Así que no debe sorprender que las televisiones hayan absorbido a buena parte de los talentos más comunicativos de los ochenta. Además, una de las características de aquella época fue la permeabilidad, el trasvase entre disciplinas. Alaska, que ya animó La bola de cristal -el programa no-tan-infantil de Lolo Rico en TVE- y que ahora aparece regularmente como jurado de los exitosos Lluvia de estrellas y Menudas estrellas, donde sigue asombrando al pueblo llano con su sensatez y su tolerancia. Antón Reixa, el iconoclasta impulsor de Os Resentidos y actual solista, también se convirtió en habitual de programas masivos, aunque volviendo siempre a la televisión gallega, donde dirigió programas heterodoxos y ahora triunfa como guionista de una notable serie autóctona, Mareas vivas. La misma TVG acoge a Xabarin, un popularísimo espacio infantil que en cierto modo recoge el espíritu de la fértil movida gallega.
 
 

Pedro Reyes y otros humoristas televisivos tuvieron su primera oportunidad en locales pop como Marquee y Rock-Ola (que ocupaban un espacio que antes había acogido a Tip y Coll).
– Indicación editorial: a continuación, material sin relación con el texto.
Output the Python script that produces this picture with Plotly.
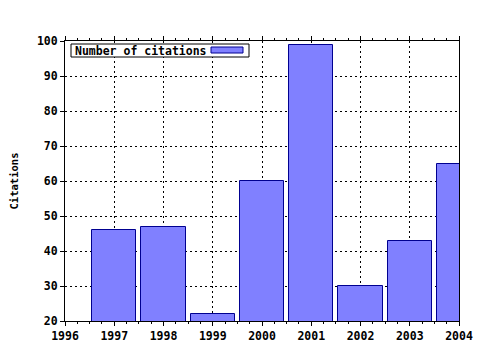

El tan premiado Caiga quien caiga incluye en sus filas a personajes en la periferia de la movida. Con su grupo Paracelso, El Gran Wyoming conoció los locales de ensayo del Ateneo de Prosperidad, un enorme colegio de mandos falangistas que fue okupado, donde también probaron la libertad los miembros de Kaka de Luxe, Zombies, Aviador Dro y otros; en un reciente réquiem por la Prospe, Wyoming recuerda que el experimento terminó con la reconquista policial, en tiempos de Tierno Galván. Otro rey del desparpajo, Pablo Carbonell, también habitual de Rock-Ola, fue el cabecilla de Toreros Muertos y abrió un local junto a la Gran Vía madrileña, Ya'stá, que fue asediado implacablemente por las autoridades municipales del PP y escenificó su derrota: socios y clientes construyeron un muro de ladrillos que cegaba el escenario.